US President Donald Trump's increasingly tenuous efforts to reverse his election loss to President-elect Joe Biden could be dealt a lethal blow on Monday, as Biden turns to the task of building his cabinet.
Michigan is set to certify its results Monday, and Pennsylvania is likely to move a step closer to doing so.
Trump, a Republican, lost both battleground states in the Nov. 3 election, but he has refused to concede defeat and has, instead, launched a legal battle to overturn the results there and in other close races across the country.
Trump's hopes of preventing the Democrat Biden from taking office on Jan. 20 likely will be doomed if Michigan and Pennsylvania certify their results, confirming Biden as the winner of a combined 36 electoral votes. Biden won 306 electoral votes, 36 over the 270 threshold needed to win the White House.
It remains unclear whether the process in Michigan will work as state law dictates. Michigan's canvassing board, which is evenly split between two Democrats and two Republicans, will meet on Monday to decide whether to certify the results.
Biden defeated Trump in Michigan by more than 150,000 votes, and the board is required by law to validate the count.
But a Republican member of the board, Norman Shinkle, has suggested in recent media interviews that he favors delaying certification because of technical irregularities. Officials in one county noted irregularities that may have affected a few hundred votes, and the Trump campaign has suggested that points to widespread fraud.
A deadlock on moving ahead with certification would likely force the matter into state appeals courts, where an order would be sought to compel the board to perform its function. If the members refused, Governor Gretchen Whitmer, a Democrat, has the authority to replace them.
Monday is also the deadline in Pennsylvania for counties to report their certified tallies to Secretary of State Kathy Boockvar, a Democrat.
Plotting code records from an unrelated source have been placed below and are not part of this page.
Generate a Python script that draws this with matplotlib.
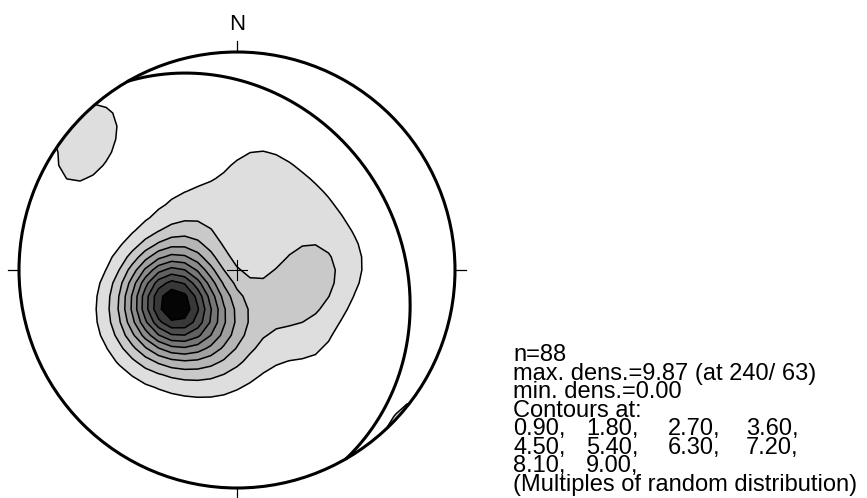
import numpy as np
import matplotlib
matplotlib.use('Agg')
from matplotlib import pyplot as plt
from matplotlib.patches import Circle

# pole orientations (trend / plunge, degrees) and number of measurements at each
pole_trend = [240, 259, 215, 194, 274, 245, 227, 188, 320,
              108, 86, 136, 142,
              12, 50, 85, 137, 156, 197, 323, 36, 354,
              314, 306]
pole_plunge = [63, 60, 62, 71, 70, 45, 45, 56, 68,
               65, 61, 56, 76,
               49, 49, 47, 31, 30, 42, 47, 62, 64,
               5, 16]
pole_count = [24, 6, 5, 4, 5, 3, 3, 3, 3,
              5, 3, 2, 2,
              3, 2, 2, 2, 1, 1, 1, 2, 1,
              3, 3]

contour_levels = [0.90, 1.80, 2.70, 3.60, 4.50, 5.40, 6.30, 7.20, 8.10, 9.00]

# great circle (dip direction / dip)
plane_dipdir = 60
plane_dip = 26

n_total = 88
max_dens = 9.87
max_at = (240, 63)
min_dens = 0.00


def to_vector(trend, plunge):
    t = np.radians(trend)
    p = np.radians(plunge)
    return np.stack([np.cos(p) * np.sin(t), np.cos(p) * np.cos(t), np.sin(p)], axis=-1)


def project(trend, plunge):
    # lower hemisphere, equal area (Schmidt)
    r = np.sqrt(2) * np.sin(np.radians(90 - np.asarray(plunge)) / 2)
    t = np.radians(trend)
    return r * np.sin(t), r * np.cos(t)


def density_grid(n_cells=35, kappa=24.0):
    xs = np.linspace(-1.02, 1.02, n_cells)
    X, Y = np.meshgrid(xs, xs)
    r = np.clip(np.hypot(X, Y), 0, 1)
    plunge = 90 - 2 * np.degrees(np.arcsin(r / np.sqrt(2)))
    trend = np.degrees(np.arctan2(X, Y))
    nodes = to_vector(trend, plunge)
    poles = to_vector(np.array(pole_trend), np.array(pole_plunge))
    w = np.array(pole_count, dtype=float)
    c = np.abs(nodes @ poles.T)
    g = kappa * np.exp(kappa * (c - 1)) / (1 - np.exp(-kappa))
    dens = (g * w).sum(axis=-1) / w.sum()
    return X, Y, dens


def great_circle(dipdir, dip, n=200):
    strike = to_vector(dipdir - 90, 0)
    down = to_vector(dipdir, dip)
    a = np.radians(np.linspace(0, 180, n))[:, None]
    v = strike * np.cos(a) + down * np.sin(a)
    v[v[:, 2] < 0] *= -1
    trend = np.degrees(np.arctan2(v[:, 0], v[:, 1]))
    plunge = np.degrees(np.arcsin(np.clip(v[:, 2], -1, 1)))
    return project(trend, plunge)


W, H = 867, 498
cx, cy, R = 237, 270, 218
L = 1.25

fig = plt.figure(figsize=(W / 100, H / 100), dpi=100)
ax = fig.add_axes([(cx - L * R) / W, (H - cy - L * R) / H, 2 * L * R / W, 2 * L * R / H])
ax.set_xlim(-L, L)
ax.set_ylim(-L, L)
ax.set_aspect('equal')
ax.axis('off')

X, Y, dens = density_grid()
greys = np.linspace(0.87, 0.22, 9).tolist() + [0.02]
fills = [str(round(g, 3)) for g in greys]
clip = Circle((0, 0), 1, transform=ax.transData)

cf = ax.contourf(X, Y, dens, levels=contour_levels + [1e6], colors=fills)
cf.set_clip_path(clip)
cl = ax.contour(X, Y, dens, levels=contour_levels, colors='k', linewidths=1.1)
cl.set_clip_path(clip)

gx, gy = great_circle(plane_dipdir, plane_dip)
ax.plot(gx, gy, color='k', lw=2.2, solid_capstyle='round')

ax.add_patch(Circle((0, 0), 1, fill=False, ec='k', lw=2.2))

# cardinal ticks and centre cross
for dx, dy in [(0, 1), (1, 0), (0, -1), (-1, 0)]:
    ax.plot([dx * 1.0, dx * 1.05], [dy * 1.0, dy * 1.05], color='k', lw=0.9)
ax.plot([-0.045, 0.045], [0, 0], color='k', lw=0.8)
ax.plot([0, 0], [-0.045, 0.045], color='k', lw=0.8)
ax.text(0, 1.125, 'N', ha='center', va='center', fontsize=16, family='Liberation Sans')

# statistics block
font = dict(fontsize=17, family='Liberation Sans', va='baseline', ha='left')
x0 = 513 / W
pitch = 18.5
base = 361
header = [f'n={n_total}',
          f'max. dens.={max_dens:.2f} (at {max_at[0]}/ {max_at[1]})',
          f'min. dens.={min_dens:.2f}',
          'Contours at:']
for i, line in enumerate(header):
    fig.text(x0, (H - base - i * pitch) / H, line, **font)

cols = [513, 586, 668, 746]
for k, v in enumerate(contour_levels):
    row, col = divmod(k, 4)
    fig.text(cols[col] / W, (H - base - (4 + row) * pitch) / H, f'{v:.2f},', **font)
fig.text(x0, (H - base - 7 * pitch) / H, '(Multiples of random distribution)', **font)

fig.savefig('out.png', dpi=100)
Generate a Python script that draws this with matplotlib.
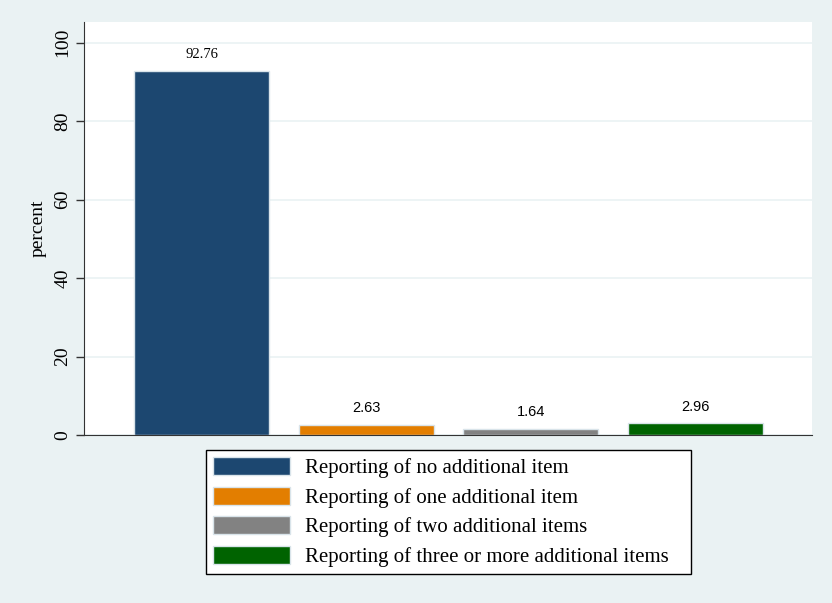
import matplotlib.pyplot as plt

labels = ["Reporting of no additional item",
          "Reporting of one additional item",
          "Reporting of two additional items",
          "Reporting of three or more additional items"]
values = [92.76, 2.63, 1.64, 2.96]
colors = ["#1C4770", "#E37E00", "#828282", "#006300"]
yticks = [0, 20, 40, 60, 80, 100]

plt.rcParams['font.family'] = ['Liberation Serif', 'DejaVu Serif']

fig = plt.figure(figsize=(8.32, 6.03), dpi=100, facecolor="#EAF2F3")
ax = fig.add_axes([0.101, 0.2786, 0.875, 0.685])
ax.set_facecolor("white")

for i, (lab, v, c) in enumerate(zip(labels, values, colors)):
    ax.bar(i, v, width=0.82, color=c, edgecolor="#D9E4EA", linewidth=1.0, label=lab, zorder=2)
    ax.text(i, v + 2.5, f"{v:.2f}", ha="center", va="bottom", fontsize=10.5,
            family=['Liberation Sans', 'DejaVu Sans'] if i > 0 else None)

ax.set_xlim(-0.714, 3.708)
ax.set_ylim(0, 105.3)
ax.set_yticks(yticks)
ax.set_yticklabels([str(t) for t in yticks], rotation=90, va="center", fontsize=14)
ax.set_xticks([])
ax.yaxis.grid(True, color="#EAF2F3", linewidth=1.2, zorder=0)
ax.set_axisbelow(True)
ax.set_ylabel("percent", fontsize=14, labelpad=6)
ax.tick_params(axis="y", length=6, width=1, color="#333333", pad=3)
for s in ["top", "right"]:
    ax.spines[s].set_visible(False)
ax.spines["left"].set_color("#333333")
ax.spines["bottom"].set_color("#333333")

leg = fig.legend(loc="upper left", bbox_to_anchor=(206 / 832, 153 / 603, 485 / 832, 0.0),
                 mode="expand", ncol=1,
                 fontsize=15, frameon=True, fancybox=False, edgecolor="black",
                 framealpha=1.0, handlelength=3.7, handleheight=0.95,
                 labelspacing=0.4, borderpad=0.35, handletextpad=0.7,
                 borderaxespad=0.0)
leg.get_frame().set_linewidth(1.0)

fig.savefig("out.png", dpi=100, facecolor=fig.get_facecolor())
Boockvar likely would then certify the results on behalf of the state in a matter of days. Biden won Pennsylvania by more than 80,000 votes.
Trump's push to delay certification in several states has met with failure, most recently on Saturday, when a federal judge in Pennsylvania dismissed a Trump campaign lawsuit, saying it was not in the court's power to violate the Constitution.
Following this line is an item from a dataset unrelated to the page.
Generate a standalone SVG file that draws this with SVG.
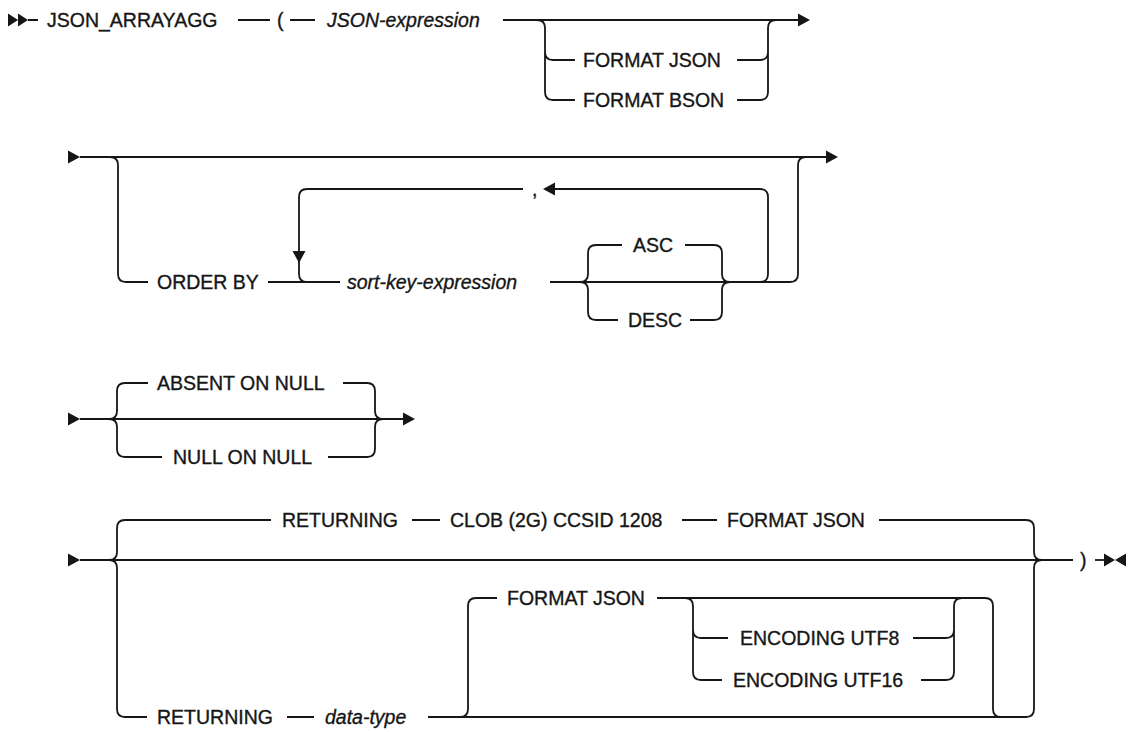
<svg xmlns="http://www.w3.org/2000/svg" width="1128" height="732" viewBox="0 0 1128 732">
<style>
.ln{fill:none;stroke:#161616;stroke-width:1.8;stroke-linejoin:round;stroke-linecap:butt}
.ah{fill:#161616;stroke:none}
text{font-family:"Liberation Sans",Arial,sans-serif;font-size:19.5px;fill:#161616;stroke:#161616;stroke-width:0.35}
.v{font-style:italic}
</style>
<rect width="1128" height="732" fill="#ffffff"/>
<g id="connectors">
<!-- Row 1 -->
<path class="ah" d="M8,13.5 L18,20 L8,26.5 Z M18,13.5 L28,20 L18,26.5 Z"/>
<path class="ln" d="M28,20 H38 M238,20 H270 M290,20 H315 M503,20 H800"/>
<path class="ah" d="M798,13.5 L810,20 L798,26.5 Z"/>
<path class="ln" d="M537,20 Q545,20 545,28 V92 Q545,100 553,100 H575 M545,52 Q545,60 553,60 H575"/>
<path class="ln" d="M737,60 H760 Q768,60 768,52 M737,100 H760 Q768,100 768,92 V28 Q768,20 776,20"/>
<!-- Row 2 -->
<path class="ah" d="M68,150.5 L80,157 L68,163.5 Z"/>
<path class="ln" d="M80,157 H828"/>
<path class="ah" d="M826,150.5 L838,157 L826,163.5 Z"/>
<path class="ln" d="M110,157 Q118,157 118,165 V274 Q118,282 126,282 H148"/>
<path class="ln" d="M268,282 H340"/>
<path class="ln" d="M523,189 H307 Q299,189 299,197 V274 Q299,282 307,282"/>
<path class="ah" d="M292.5,251 L299,263 L305.5,251 Z"/>
<path class="ah" d="M555,182.5 L543,189 L555,195.5 Z"/>
<path class="ln" d="M555,189 H760 Q768,189 768,197 V274 Q768,282 760,282"/>
<path class="ln" d="M550,282 H790 Q798,282 798,274 V165 Q798,157 806,157"/>
<path class="ln" d="M596,245 Q588,245 588,253 V274 Q588,282 580,282 M580,282 Q588,282 588,290 V312 Q588,320 596,320"/>
<path class="ln" d="M596,245 H622 M685,245 H714 M596,320 H618 M690,320 H714"/>
<path class="ln" d="M714,245 Q722,245 722,253 V274 Q722,282 730,282 M714,320 Q722,320 722,312 V290 Q722,282 730,282"/>
<!-- Row 3 -->
<path class="ah" d="M68,412.5 L80,419 L68,425.5 Z"/>
<path class="ln" d="M80,419 H404"/>
<path class="ah" d="M403,412.5 L415,419 L403,425.5 Z"/>
<path class="ln" d="M125,383 Q117,383 117,391 V411 Q117,419 109,419 M109,419 Q117,419 117,427 V449 Q117,457 125,457"/>
<path class="ln" d="M125,383 H148 M343,383 H367 M125,457 H162 M328,457 H367"/>
<path class="ln" d="M367,383 Q375,383 375,391 V411 Q375,419 383,419 M367,457 Q375,457 375,449 V427 Q375,419 383,419"/>
<!-- Row 4 -->
<path class="ah" d="M68,553.5 L80,560 L68,566.5 Z"/>
<path class="ln" d="M80,560 H1073"/>
<path class="ln" d="M125,520 Q117,520 117,528 V552 Q117,560 109,560 M109,560 Q117,560 117,568 V709 Q117,717 125,717 H147"/>
<path class="ln" d="M125,520 H271 M412,520 H440 M682,520 H717 M879,520 H1026 Q1034,520 1034,528 V552 Q1034,560 1042,560"/>
<path class="ln" d="M287,717 H314 M428,717 H1026 Q1034,717 1034,709 V568 Q1034,560 1042,560"/>
<path class="ln" d="M460,717 Q468,717 468,709 V606 Q468,598 476,598 H497"/>
<path class="ln" d="M657,598 H985 Q993,598 993,606 V709 Q993,717 1001,717"/>
<path class="ln" d="M685,598 Q693,598 693,606 V672 Q693,680 701,680 H722 M693,630 Q693,638 701,638 H728"/>
<path class="ln" d="M913,638 H946 Q954,638 954,630 M921,680 H946 Q954,680 954,672 V606 Q954,598 962,598"/>
<path class="ln" d="M1095,560 H1108"/>
<path class="ah" d="M1104,553.5 L1115,560 L1104,566.5 Z M1126,553.5 L1115,560 L1126,566.5 Z"/>
</g>
<g id="n-json-arrayagg"><text x="47" y="27">JSON_ARRAYAGG</text></g>
<g id="n-lparen"><text x="277" y="27">(</text></g>
<g id="n-json-expression"><text class="v" x="327" y="27">JSON-expression</text></g>
<g id="n-format-json-1"><text x="583" y="67">FORMAT JSON</text></g>
<g id="n-format-bson"><text x="583" y="107">FORMAT BSON</text></g>
<g id="n-order-by"><text x="157" y="289">ORDER BY</text></g>
<g id="n-comma"><text x="532" y="196">,</text></g>
<g id="n-sort-key"><text class="v" x="347" y="289">sort-key-expression</text></g>
<g id="n-asc"><text x="633" y="252">ASC</text></g>
<g id="n-desc"><text x="628" y="327">DESC</text></g>
<g id="n-absent"><text x="157" y="390">ABSENT ON NULL</text></g>
<g id="n-null"><text x="173" y="464">NULL ON NULL</text></g>
<g id="n-returning-1"><text x="282" y="527">RETURNING</text></g>
<g id="n-clob"><text x="450" y="527">CLOB (2G) CCSID 1208</text></g>
<g id="n-format-json-2"><text x="727" y="527">FORMAT JSON</text></g>
<g id="n-returning-2"><text x="157" y="724">RETURNING</text></g>
<g id="n-data-type"><text class="v" x="325" y="724">data-type</text></g>
<g id="n-format-json-3"><text x="507" y="605">FORMAT JSON</text></g>
<g id="n-utf8"><text x="740" y="645">ENCODING UTF8</text></g>
<g id="n-utf16"><text x="733" y="687">ENCODING UTF16</text></g>
<g id="n-rparen"><text x="1080" y="567">)</text></g>
</svg>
Biden, working in his home state of Delaware, has pushed ahead with his transition plans despite the lack of cooperation from the current administration. Ron Klain, the incoming White House chief of state, said on Sunday that Biden will announce his first Cabinet picks on Tuesday.
Joe Biden will pick Antony Blinken as US secretary of state, a person close to the president-elect's transition said on Sunday, elevating one of his most seasoned and trusted aides as he prepares to undo Trump's "America First" foreign policy.
US Deputy Secretary of State Antony Blinken (left) Japanese and South Korean counterparts Shinsuke Sugiyama (center) and Lim Sung-Nam, attend a joint press conference in the Iikura guesthouse in Tokyo, Oct. 27, 2016. (Kyodo News via AP/-)
Blinken's appointment makes another longtime Biden aide with a foreign policy background, Jake Sullivan, the top candidate to be US national security adviser.
The President-elect has chosen another veteran diplomat, Linda Thomas-Greenfield, who held a top diplomatic post in the administration of former President Barack Obama, as US ambassador to the United Nations, media reports said on Sunday.
Biden said last week he had chosen a Treasury secretary, and would announce the winner near Thanksgiving, Nov. 26. Former Federal Reserve chief Janet Yellen is said to be the top candidate.